### WHAT THE TASK ASKS
Copy out the listing that follows, exactly, without its pictures.

--- INFORMATION SHOWN ---

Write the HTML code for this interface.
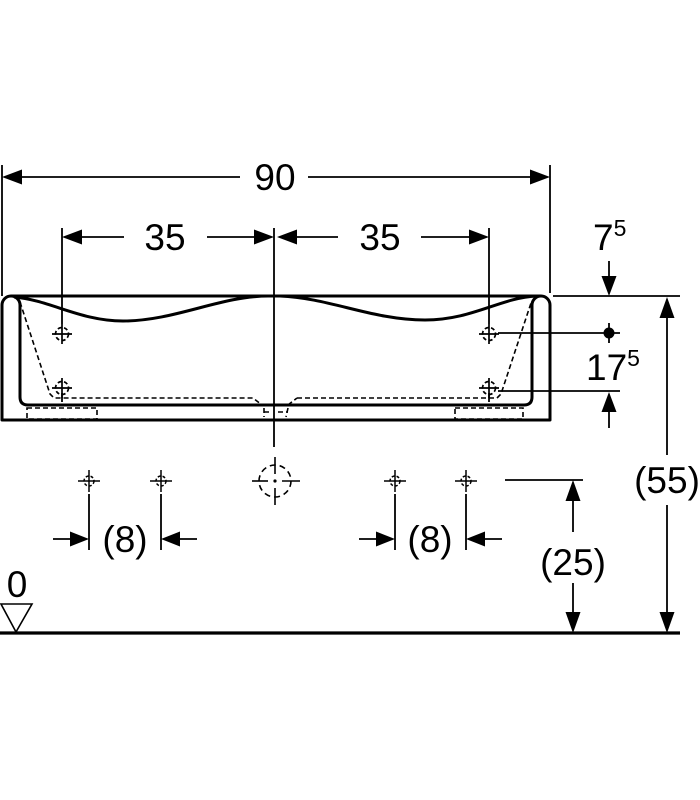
<!DOCTYPE html>
<html><head><meta charset="utf-8"><style>
html,body{margin:0;padding:0;background:#fff;}
svg{display:block;}
text{font-family:"Liberation Sans",Arial,sans-serif;fill:#000;}
</style></head><body>
<svg width="700" height="800" viewBox="0 0 700 800" xmlns="http://www.w3.org/2000/svg">
<defs>
<g id="ch">
<circle cx="0" cy="0" r="6.5" fill="none" stroke="#000" stroke-width="1.7" stroke-dasharray="4 2.5"/>
<line x1="-10" y1="0" x2="10" y2="0" stroke="#000" stroke-width="1.7"/>
<line x1="0" y1="-10" x2="0" y2="10" stroke="#000" stroke-width="1.7"/>
</g>
<g id="chs">
<circle cx="0" cy="0" r="5" fill="none" stroke="#000" stroke-width="1.5" stroke-dasharray="3 2"/>
<line x1="-11" y1="0" x2="11" y2="0" stroke="#000" stroke-width="1.5"/>
<line x1="0" y1="-11" x2="0" y2="11" stroke="#000" stroke-width="1.5"/>
</g>
</defs>
<g stroke="#000" stroke-width="1.8" fill="none">
<!-- 90 dimension -->
<line x1="2" y1="165" x2="2" y2="296"/>
<line x1="550" y1="165" x2="550" y2="293"/>
<line x1="20" y1="177" x2="240" y2="177"/>
<line x1="308" y1="177" x2="532" y2="177"/>
<!-- 35 dims -->
<line x1="62" y1="228" x2="62" y2="324"/>
<line x1="274" y1="228" x2="274" y2="447"/>
<line x1="489" y1="228" x2="489" y2="324"/>
<line x1="80" y1="237" x2="124" y2="237"/>
<line x1="207" y1="237" x2="256" y2="237"/>
<line x1="295" y1="237" x2="338" y2="237"/>
<line x1="421" y1="237" x2="471" y2="237"/>
<!-- 7.5 -->
<line x1="553" y1="296" x2="680" y2="296"/>
<line x1="609" y1="261" x2="609" y2="280"/>
<!-- 17.5 -->
<line x1="498" y1="333" x2="620" y2="333"/>
<line x1="609" y1="323" x2="609" y2="343"/>
<line x1="498" y1="391" x2="620" y2="391"/>
<line x1="609" y1="410" x2="609" y2="428"/>
<!-- 55 -->
<line x1="667" y1="316" x2="667" y2="455"/>
<line x1="667" y1="505" x2="667" y2="615"/>
<!-- 25 -->
<line x1="505" y1="480" x2="583" y2="480"/>
<line x1="573" y1="500" x2="573" y2="532"/>
<line x1="573" y1="583" x2="573" y2="615"/>
<!-- 8 dims -->
<line x1="89" y1="494" x2="89" y2="550"/>
<line x1="161" y1="494" x2="161" y2="550"/>
<line x1="53" y1="539" x2="72" y2="539"/>
<line x1="178" y1="539" x2="197" y2="539"/>
<line x1="395" y1="494" x2="395" y2="550"/>
<line x1="466" y1="494" x2="466" y2="550"/>
<line x1="359" y1="539" x2="378" y2="539"/>
<line x1="483" y1="539" x2="502" y2="539"/>
<!-- crosshair stems -->
<line x1="62" y1="393" x2="62" y2="402"/>
<line x1="489" y1="393" x2="489" y2="402"/>
</g>
<!-- arrowheads -->
<g fill="#000">
<polygon points="2,177 22,169.5 22,184.5"/>
<polygon points="550,177 530,169.5 530,184.5"/>
<polygon points="62,237 82,229.5 82,244.5"/>
<polygon points="274,237 254,229.5 254,244.5"/>
<polygon points="277,237 297,229.5 297,244.5"/>
<polygon points="489,237 469,229.5 469,244.5"/>
<polygon points="609,296 601.5,276 616.5,276"/>
<polygon points="609,392 601.5,412 616.5,412"/>
<circle cx="609" cy="333" r="5.5"/>
<polygon points="667,297 659.5,318 674.5,318"/>
<polygon points="667,633 659.5,612 674.5,612"/>
<polygon points="573,480 565.5,501 580.5,501"/>
<polygon points="573,633 565.5,612 580.5,612"/>
<polygon points="89,539 70,531.5 70,546.5"/>
<polygon points="161,539 180,531.5 180,546.5"/>
<polygon points="395,539 376,531.5 376,546.5"/>
<polygon points="466,539 485,531.5 485,546.5"/>
</g>
<!-- sink body -->
<g stroke="#000" stroke-width="3" fill="none" stroke-linejoin="round">
<path d="M2,420 V305 A9,9 0 0 1 20,305 V397 Q20,405 28,405 H524 Q532,405 532,397 V305 A9,9 0 0 1 550,305 V420 Z"/>
<line x1="11" y1="296" x2="541" y2="296"/>
<path d="M14,297 C50,300 80,321 123,321 C175,321 220,296 268,296"/>
<path d="M280,296 C330,298 372,320 425,320 C472,320 500,298 536,296"/>
</g>
<!-- dashed hidden lines -->
<g stroke="#000" stroke-width="1.6" fill="none" stroke-dasharray="5 3">
<path d="M20,302 L50,394 L54,398 H253 L262,405"/>
<path d="M297,398 H497 L501,394 L531,303"/>
<path d="M288,405 L297,398"/>
<rect x="27" y="408" width="70" height="11"/>
<rect x="455" y="408" width="68" height="11"/>
<path d="M264,412 H272 M278,412 H288"/>
<path d="M264,408 L264,417 M288,408 L286,417"/>
</g>
<!-- crosshairs -->
<use href="#ch" x="62" y="334"/>
<use href="#ch" x="62" y="388"/>
<use href="#ch" x="489" y="334"/>
<use href="#ch" x="489" y="388"/>
<use href="#chs" x="89" y="481"/>
<use href="#chs" x="161" y="481"/>
<use href="#chs" x="395" y="481"/>
<use href="#chs" x="466" y="481"/>
<!-- center large crosshair -->
<g stroke="#000" stroke-width="1.6" fill="none">
<circle cx="275" cy="481" r="16" stroke-dasharray="6 4"/>
<line x1="252" y1="481" x2="268" y2="481"/>
<line x1="282" y1="481" x2="300" y2="481"/>
<line x1="275" y1="457" x2="275" y2="474"/>
<line x1="275" y1="488" x2="275" y2="505"/>
</g>
<circle cx="275" cy="481" r="1.6" fill="#000"/>
<!-- ground -->
<line x1="0" y1="633" x2="680" y2="633" stroke="#000" stroke-width="3.2"/>
<polygon points="1,604 32,604 16,632" fill="none" stroke="#000" stroke-width="1.6"/>
<!-- labels -->
<g font-size="37">
<text x="275" y="190" text-anchor="middle">90</text>
<text x="165" y="250" text-anchor="middle">35</text>
<text x="380" y="250" text-anchor="middle">35</text>
<text x="593" y="250">7<tspan font-size="23" dy="-14">5</tspan></text>
<text x="586" y="380">17<tspan font-size="23" dy="-14">5</tspan></text>
<text x="667" y="493" text-anchor="middle">(55)</text>
<text x="573" y="575" text-anchor="middle">(25)</text>
<text x="125" y="552" text-anchor="middle">(8)</text>
<text x="430" y="552" text-anchor="middle">(8)</text>
<text x="17" y="597" text-anchor="middle">0</text>
</g>
</svg>
</body></html>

---

### EXERCISE RESULT
Write the HTML code for this interface.
<!DOCTYPE html>
<html><head><meta charset="utf-8"><style>
html,body{margin:0;padding:0;background:#fff;}
svg{display:block;}
text{font-family:"Liberation Sans",Arial,sans-serif;fill:#000;}
</style></head><body>
<svg width="700" height="800" viewBox="0 0 700 800" xmlns="http://www.w3.org/2000/svg">
<defs>
<g id="ch">
<circle cx="0" cy="0" r="6.5" fill="none" stroke="#000" stroke-width="1.7" stroke-dasharray="4 2.5"/>
<line x1="-10" y1="0" x2="10" y2="0" stroke="#000" stroke-width="1.7"/>
<line x1="0" y1="-10" x2="0" y2="10" stroke="#000" stroke-width="1.7"/>
</g>
<g id="chs">
<circle cx="0" cy="0" r="5" fill="none" stroke="#000" stroke-width="1.5" stroke-dasharray="3 2"/>
<line x1="-11" y1="0" x2="11" y2="0" stroke="#000" stroke-width="1.5"/>
<line x1="0" y1="-11" x2="0" y2="11" stroke="#000" stroke-width="1.5"/>
</g>
</defs>
<g stroke="#000" stroke-width="1.8" fill="none">
<!-- 90 dimension -->
<line x1="2" y1="165" x2="2" y2="296"/>
<line x1="550" y1="165" x2="550" y2="293"/>
<line x1="20" y1="177" x2="240" y2="177"/>
<line x1="308" y1="177" x2="532" y2="177"/>
<!-- 35 dims -->
<line x1="62" y1="228" x2="62" y2="324"/>
<line x1="274" y1="228" x2="274" y2="447"/>
<line x1="489" y1="228" x2="489" y2="324"/>
<line x1="80" y1="237" x2="124" y2="237"/>
<line x1="207" y1="237" x2="256" y2="237"/>
<line x1="295" y1="237" x2="338" y2="237"/>
<line x1="421" y1="237" x2="471" y2="237"/>
<!-- 7.5 -->
<line x1="553" y1="296" x2="680" y2="296"/>
<line x1="609" y1="261" x2="609" y2="280"/>
<!-- 17.5 -->
<line x1="498" y1="333" x2="620" y2="333"/>
<line x1="609" y1="323" x2="609" y2="343"/>
<line x1="498" y1="391" x2="620" y2="391"/>
<line x1="609" y1="410" x2="609" y2="428"/>
<!-- 55 -->
<line x1="667" y1="316" x2="667" y2="455"/>
<line x1="667" y1="505" x2="667" y2="615"/>
<!-- 25 -->
<line x1="505" y1="480" x2="583" y2="480"/>
<line x1="573" y1="500" x2="573" y2="532"/>
<line x1="573" y1="583" x2="573" y2="615"/>
<!-- 8 dims -->
<line x1="89" y1="494" x2="89" y2="550"/>
<line x1="161" y1="494" x2="161" y2="550"/>
<line x1="53" y1="539" x2="72" y2="539"/>
<line x1="178" y1="539" x2="197" y2="539"/>
<line x1="395" y1="494" x2="395" y2="550"/>
<line x1="466" y1="494" x2="466" y2="550"/>
<line x1="359" y1="539" x2="378" y2="539"/>
<line x1="483" y1="539" x2="502" y2="539"/>
<!-- crosshair stems -->
<line x1="62" y1="393" x2="62" y2="402"/>
<line x1="489" y1="393" x2="489" y2="402"/>
</g>
<!-- arrowheads -->
<g fill="#000">
<polygon points="2,177 22,169.5 22,184.5"/>
<polygon points="550,177 530,169.5 530,184.5"/>
<polygon points="62,237 82,229.5 82,244.5"/>
<polygon points="274,237 254,229.5 254,244.5"/>
<polygon points="277,237 297,229.5 297,244.5"/>
<polygon points="489,237 469,229.5 469,244.5"/>
<polygon points="609,296 601.5,276 616.5,276"/>
<polygon points="609,392 601.5,412 616.5,412"/>
<circle cx="609" cy="333" r="5.5"/>
<polygon points="667,297 659.5,318 674.5,318"/>
<polygon points="667,633 659.5,612 674.5,612"/>
<polygon points="573,480 565.5,501 580.5,501"/>
<polygon points="573,633 565.5,612 580.5,612"/>
<polygon points="89,539 70,531.5 70,546.5"/>
<polygon points="161,539 180,531.5 180,546.5"/>
<polygon points="395,539 376,531.5 376,546.5"/>
<polygon points="466,539 485,531.5 485,546.5"/>
</g>
<!-- sink body -->
<g stroke="#000" stroke-width="3" fill="none" stroke-linejoin="round">
<path d="M2,420 V305 A9,9 0 0 1 20,305 V397 Q20,405 28,405 H524 Q532,405 532,397 V305 A9,9 0 0 1 550,305 V420 Z"/>
<line x1="11" y1="296" x2="541" y2="296"/>
<path d="M14,297 C50,300 80,321 123,321 C175,321 220,296 268,296"/>
<path d="M280,296 C330,298 372,320 425,320 C472,320 500,298 536,296"/>
</g>
<!-- dashed hidden lines -->
<g stroke="#000" stroke-width="1.6" fill="none" stroke-dasharray="5 3">
<path d="M20,302 L50,394 L54,398 H253 L262,405"/>
<path d="M297,398 H497 L501,394 L531,303"/>
<path d="M288,405 L297,398"/>
<rect x="27" y="408" width="70" height="11"/>
<rect x="455" y="408" width="68" height="11"/>
<path d="M264,412 H272 M278,412 H288"/>
<path d="M264,408 L264,417 M288,408 L286,417"/>
</g>
<!-- crosshairs -->
<use href="#ch" x="62" y="334"/>
<use href="#ch" x="62" y="388"/>
<use href="#ch" x="489" y="334"/>
<use href="#ch" x="489" y="388"/>
<use href="#chs" x="89" y="481"/>
<use href="#chs" x="161" y="481"/>
<use href="#chs" x="395" y="481"/>
<use href="#chs" x="466" y="481"/>
<!-- center large crosshair -->
<g stroke="#000" stroke-width="1.6" fill="none">
<circle cx="275" cy="481" r="16" stroke-dasharray="6 4"/>
<line x1="252" y1="481" x2="268" y2="481"/>
<line x1="282" y1="481" x2="300" y2="481"/>
<line x1="275" y1="457" x2="275" y2="474"/>
<line x1="275" y1="488" x2="275" y2="505"/>
</g>
<circle cx="275" cy="481" r="1.6" fill="#000"/>
<!-- ground -->
<line x1="0" y1="633" x2="680" y2="633" stroke="#000" stroke-width="3.2"/>
<polygon points="1,604 32,604 16,632" fill="none" stroke="#000" stroke-width="1.6"/>
<!-- labels -->
<g font-size="37">
<text x="275" y="190" text-anchor="middle">90</text>
<text x="165" y="250" text-anchor="middle">35</text>
<text x="380" y="250" text-anchor="middle">35</text>
<text x="593" y="250">7<tspan font-size="23" dy="-14">5</tspan></text>
<text x="586" y="380">17<tspan font-size="23" dy="-14">5</tspan></text>
<text x="667" y="493" text-anchor="middle">(55)</text>
<text x="573" y="575" text-anchor="middle">(25)</text>
<text x="125" y="552" text-anchor="middle">(8)</text>
<text x="430" y="552" text-anchor="middle">(8)</text>
<text x="17" y="597" text-anchor="middle">0</text>
</g>
</svg>
</body></html>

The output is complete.